• EXERCISE OBJECTIVE:
Skip the pictures, please, and write out exactly the lines from the opening of the data through the line containing "import * as".
================
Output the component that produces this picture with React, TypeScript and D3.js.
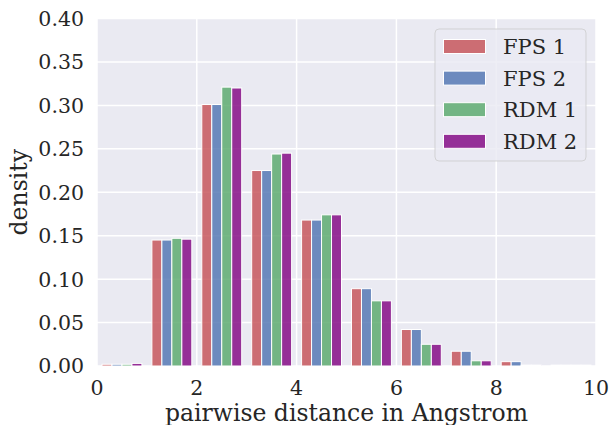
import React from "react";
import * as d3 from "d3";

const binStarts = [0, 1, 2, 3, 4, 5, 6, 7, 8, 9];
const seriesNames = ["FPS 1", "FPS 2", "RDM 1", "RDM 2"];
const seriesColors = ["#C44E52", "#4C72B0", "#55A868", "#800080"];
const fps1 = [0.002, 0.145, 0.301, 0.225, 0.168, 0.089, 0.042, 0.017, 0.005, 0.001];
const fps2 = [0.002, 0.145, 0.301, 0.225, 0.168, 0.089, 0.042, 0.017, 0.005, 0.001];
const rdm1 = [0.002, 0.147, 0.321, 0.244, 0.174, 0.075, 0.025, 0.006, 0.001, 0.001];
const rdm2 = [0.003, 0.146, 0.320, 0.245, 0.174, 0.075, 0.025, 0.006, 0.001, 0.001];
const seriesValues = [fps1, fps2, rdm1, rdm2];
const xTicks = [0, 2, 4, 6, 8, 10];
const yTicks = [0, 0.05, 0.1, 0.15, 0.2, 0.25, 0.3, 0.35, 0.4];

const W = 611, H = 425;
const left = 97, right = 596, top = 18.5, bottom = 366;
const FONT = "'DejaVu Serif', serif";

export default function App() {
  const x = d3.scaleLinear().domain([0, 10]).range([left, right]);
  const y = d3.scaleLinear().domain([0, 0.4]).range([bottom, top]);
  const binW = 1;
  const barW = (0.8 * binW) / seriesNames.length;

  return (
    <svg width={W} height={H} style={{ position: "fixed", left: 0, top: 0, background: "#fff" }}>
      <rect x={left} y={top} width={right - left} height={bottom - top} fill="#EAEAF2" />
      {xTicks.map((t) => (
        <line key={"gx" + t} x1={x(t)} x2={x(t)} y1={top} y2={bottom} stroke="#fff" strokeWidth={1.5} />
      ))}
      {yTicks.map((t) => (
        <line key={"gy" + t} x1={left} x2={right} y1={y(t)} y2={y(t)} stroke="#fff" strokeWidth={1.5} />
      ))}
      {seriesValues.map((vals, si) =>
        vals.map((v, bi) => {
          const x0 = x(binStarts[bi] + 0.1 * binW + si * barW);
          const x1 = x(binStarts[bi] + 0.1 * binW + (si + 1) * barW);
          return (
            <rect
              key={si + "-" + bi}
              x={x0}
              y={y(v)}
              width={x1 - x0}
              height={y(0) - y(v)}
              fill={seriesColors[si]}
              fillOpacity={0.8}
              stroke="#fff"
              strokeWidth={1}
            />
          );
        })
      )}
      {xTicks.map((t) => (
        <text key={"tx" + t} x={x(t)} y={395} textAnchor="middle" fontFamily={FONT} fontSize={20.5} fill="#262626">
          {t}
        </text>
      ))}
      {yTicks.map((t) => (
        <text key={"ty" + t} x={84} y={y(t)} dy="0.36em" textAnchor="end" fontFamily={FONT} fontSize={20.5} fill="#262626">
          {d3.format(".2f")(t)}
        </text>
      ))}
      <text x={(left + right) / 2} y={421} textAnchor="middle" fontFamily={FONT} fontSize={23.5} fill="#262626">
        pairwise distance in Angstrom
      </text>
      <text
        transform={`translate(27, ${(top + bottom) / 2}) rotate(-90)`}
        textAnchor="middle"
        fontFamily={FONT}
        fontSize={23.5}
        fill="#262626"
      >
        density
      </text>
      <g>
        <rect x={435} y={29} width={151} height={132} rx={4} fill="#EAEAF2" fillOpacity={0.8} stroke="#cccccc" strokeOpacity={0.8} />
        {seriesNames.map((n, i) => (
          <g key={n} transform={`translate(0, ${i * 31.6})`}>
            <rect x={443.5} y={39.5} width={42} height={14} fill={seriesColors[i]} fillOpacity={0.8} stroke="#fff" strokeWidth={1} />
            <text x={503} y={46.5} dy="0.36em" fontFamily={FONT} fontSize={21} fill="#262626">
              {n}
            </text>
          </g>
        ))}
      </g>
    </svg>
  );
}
================
• SOLUTION FOR THIS TASK:
Output the component that produces this picture with React, TypeScript and D3.js.
import React from "react";
import * as d3 from "d3";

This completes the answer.